Friends School of Minnesota’s art teacher Laura Pereira (on the right) started teaching off a cart in 2008. Now students come to her in our brand new art studio, completed in the fall of 2014.

The kindergarten class has been working with clay and thinking about two questions: “What things can be used a tool?” and “How many different ways can I use tools?” In their process of exploration, they used both traditional clay tools and various found objects such as shells, bottle caps, wooden spools, and old jewelry. They discovered a whole myriad of textures and patterns that these objects can make and then turned their clay pieces in to wind chimes.

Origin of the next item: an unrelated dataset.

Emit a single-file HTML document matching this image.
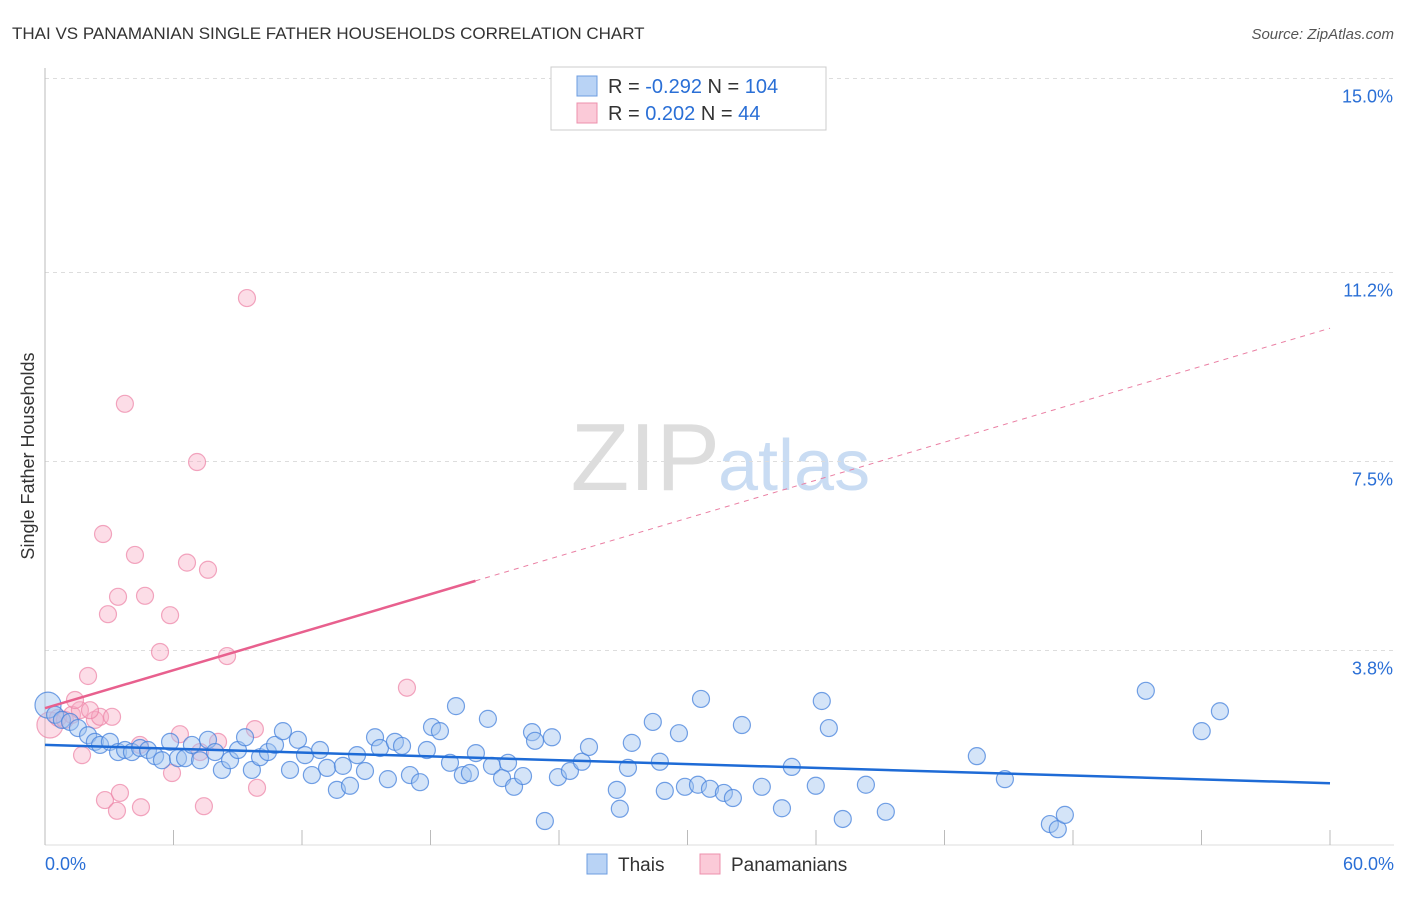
<!DOCTYPE html>
<html><head><meta charset="utf-8"><style>
body{margin:0;background:#fff;font-family:"Liberation Sans",sans-serif}
svg text{font-family:"Liberation Sans",sans-serif}
</style></head><body>
<svg width="1406" height="892" xmlns="http://www.w3.org/2000/svg">
<text x="12" y="39" font-size="17" fill="#333">THAI VS PANAMANIAN SINGLE FATHER HOUSEHOLDS CORRELATION CHART</text>
<text x="1394" y="39" font-size="15" fill="#555" font-style="italic" text-anchor="end">Source: ZipAtlas.com</text>
<text x="720" y="490" font-size="96" fill="#ddd" font-family="Liberation Serif" text-anchor="end">ZIP</text>
<text x="718" y="490" font-size="72" fill="#c9dcf3">atlas</text>
<g id="grid"></g>
<g id="axes"></g>
<g id="marks"></g>
<text transform="translate(34,456) rotate(-90)" font-size="18" fill="#333" text-anchor="middle">Single Father Households</text>
<g>
<rect x="551" y="67" width="275" height="63" fill="#fff" stroke="#ccc"/>
<rect x="577" y="76" width="20" height="20" fill="#b9d3f5" stroke="#6d9de0"/>
<rect x="577" y="103" width="20" height="20" fill="#fbcad8" stroke="#ec90ad"/>
<text x="608" y="93" font-size="20" fill="#333">R = <tspan fill="#2a6fd6">-0.292</tspan>   N = <tspan fill="#2a6fd6">104</tspan></text>
<text x="608" y="120" font-size="20" fill="#333">R =  <tspan fill="#2a6fd6">0.202</tspan>   N =  <tspan fill="#2a6fd6"> 44</tspan></text>
</g>
<g>
<rect x="587" y="854" width="20" height="20" fill="#b9d3f5" stroke="#6d9de0"/>
<text x="618" y="871" font-size="19" fill="#333">Thais</text>
<rect x="700" y="854" width="20" height="20" fill="#fbcad8" stroke="#ec90ad"/>
<text x="731" y="871" font-size="19" fill="#333">Panamanians</text>
</g>
</svg>
<script>
const yTicks=[15.0,11.2,7.5,3.8];
const yTickLabels=["15.0%","11.2%","7.5%","3.8%"];
const xTickVals=[0,6,12,18,24,30,36,42,48,54,60];
const xEndLabels=["0.0%","60.0%"];
const thaiX=[0.14,0.47,0.79,1.17,1.54,2.01,2.33,2.57,3.03,3.41,3.74,4.06,4.44,4.81,5.14,5.46,5.84,6.21,6.54,6.86,7.24,7.61,7.94,8.26,8.64,9.01,9.34,9.66,10.04,10.41,10.74,11.11,11.44,11.81,12.14,12.46,12.84,13.17,13.63,13.91,14.24,14.57,14.94,15.41,15.64,16.01,16.34,16.67,17.04,17.51,17.83,18.07,18.44,18.91,19.19,19.51,19.84,20.12,20.68,20.87,21.34,21.62,21.90,22.32,22.74,22.88,23.34,23.67,23.95,24.51,25.07,25.40,26.70,26.84,27.22,27.40,28.38,28.71,28.94,29.60,29.88,30.49,30.63,31.05,31.70,32.12,32.54,33.47,34.41,34.87,35.99,36.27,36.60,37.25,38.33,39.26,43.51,44.82,46.92,47.29,47.62,51.40,54.01,54.86];
const thaiY=[2.73,2.54,2.44,2.40,2.28,2.14,2.01,1.95,2.01,1.81,1.85,1.81,1.89,1.85,1.73,1.65,2.01,1.69,1.69,1.95,1.65,2.05,1.81,1.46,1.65,1.85,2.10,1.46,1.71,1.81,1.95,2.22,1.46,2.05,1.75,1.36,1.85,1.50,1.07,1.54,1.15,1.75,1.44,2.10,1.89,1.28,2.01,1.93,1.36,1.22,1.85,2.30,2.22,1.60,2.71,1.36,1.40,1.79,2.46,1.54,1.30,1.60,1.13,1.34,2.20,2.03,0.46,2.10,1.32,1.44,1.62,1.91,1.07,0.70,1.50,1.99,2.40,1.62,1.05,2.18,1.13,1.17,2.85,1.09,1.01,0.91,2.34,1.13,0.71,1.52,1.15,2.81,2.28,0.50,1.17,0.64,1.73,1.28,0.40,0.30,0.58,3.01,2.22,2.61];
const panX=[0.23,0.61,0.93,1.26,1.63,1.40,2.01,1.73,2.33,2.57,2.71,2.94,3.13,2.80,3.36,3.50,3.73,4.20,4.48,4.67,3.41,5.37,5.84,5.93,6.30,6.63,7.10,7.42,7.61,8.08,8.50,9.43,9.80,9.90,16.90,4.43,7.24,2.10];
const panY=[2.34,2.48,2.44,2.54,2.63,2.83,3.30,1.75,2.44,2.50,6.08,4.51,2.50,0.87,0.66,1.01,8.63,5.67,0.73,4.87,4.85,3.77,4.49,1.40,2.16,5.52,7.49,0.75,5.38,2.01,3.69,10.70,2.26,1.11,3.07,1.95,1.81,2.63];
const thaiTrend=[1.95,1.20];
const panTrend=[2.67,10.11];
const panSolidEnd=20.1;

const NS="http://www.w3.org/2000/svg";
const X=v=>45+v*(1285/60);
const Y=v=>844.5-v*(191.5/3.75);
function mk(tag,attrs,parent){const e=document.createElementNS(NS,tag);for(const k in attrs)e.setAttribute(k,attrs[k]);document.getElementById(parent).appendChild(e);return e;}
yTicks.forEach((t,i)=>{
 const g=mk('line',{x1:45,x2:1394,y1:Y(t),y2:Y(t),stroke:'#ddd','stroke-dasharray':'4,4'},'grid');
 
 
 const tx=mk('text',{x:1393,y:Y(t)+24,'font-size':18,fill:'#2a6fd6','text-anchor':'end'},'grid');
 tx.textContent=yTickLabels[i];
 
 
});
const ax=mk('line',{x1:45,x2:45,y1:68,y2:845,stroke:'#bbb'},'axes');


const bx=mk('line',{x1:45,x2:1394,y1:845,y2:845,stroke:'#ddd'},'axes');


xTickVals.forEach(v=>{
 const t=mk('line',{x1:X(v),x2:X(v),y1:830,y2:845,stroke:'#bbb'},'axes');
 
 
});
[[0,'start',45],[60,'end',1394]].forEach((a,i)=>{
 const t=mk('text',{x:a[2],y:870,'font-size':18,fill:'#2a6fd6','text-anchor':a[1]},'axes');
 t.textContent=xEndLabels[i];
 
 
});
panX.forEach((x,i)=>{
 const c=mk('circle',{cx:X(x),cy:Y(panY[i]),r:i===0?13:8.5,fill:'rgba(248,170,195,0.4)',stroke:'rgba(236,130,165,0.7)','stroke-width':1.2},'marks');
 
 
});
thaiX.forEach((x,i)=>{
 const c=mk('circle',{cx:X(x),cy:Y(thaiY[i]),r:i===0?13:8.5,fill:'rgba(160,195,240,0.45)',stroke:'rgba(70,130,220,0.75)','stroke-width':1.2},'marks');
 
 
});
const ps=panTrend[0]+(panTrend[1]-panTrend[0])*panSolidEnd/60;
const pd=mk('line',{x1:X(panSolidEnd),y1:Y(ps),x2:X(60),y2:Y(panTrend[1]),stroke:'#ea7fa3','stroke-width':1,'stroke-dasharray':'5,5'},'marks');


const pl=mk('line',{x1:X(0),y1:Y(panTrend[0]),x2:X(panSolidEnd),y2:Y(ps),stroke:'#e8608e','stroke-width':2.5},'marks');


const tl=mk('line',{x1:X(0),y1:Y(thaiTrend[0]),x2:X(60),y2:Y(thaiTrend[1]),stroke:'#1e6bd6','stroke-width':2.5},'marks');


</script>
</body></html>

After some initial exploration with watercolors, I asked first and second grade students the question: “What do artists and scientists have in common?” I was delighted with the responses I received. As one student put it: “Artists and scientists observe and experiment to discover things.” I don’t think I could have said it better myself! I am sure that their responses were also influenced by their insect studies in their classrooms. By connecting with Sally and Alissa’s science unit, and by developing an understanding of the materials through experimentation, the students produced incredibly beautiful and carefully studied insect watercolor paintings.

Third and fourth grade students also spent time at the beginning of the year experimenting with watercolors and thinking about the question “How can artists help us see new things?” To help answer this question, the class looked at the artwork of Georgia O’Keeffe. Elizabeth put it beautifully in saying: “Georgia O’Keeffe paints things that are sort of abstract and sort of not and she mixes up colors so you can see it in lots of different ways.” In their own paintings, students experienced for themselves how experimentation, close observation, and abstraction helps artists view natural objects in a new light.

These are just a few examples of how students are thinking through making art. Every day I am impressed by their creative thought and how they express it in their artwork. It is just this kind of work that will help them better understand their world and expand their vision of what the world could become.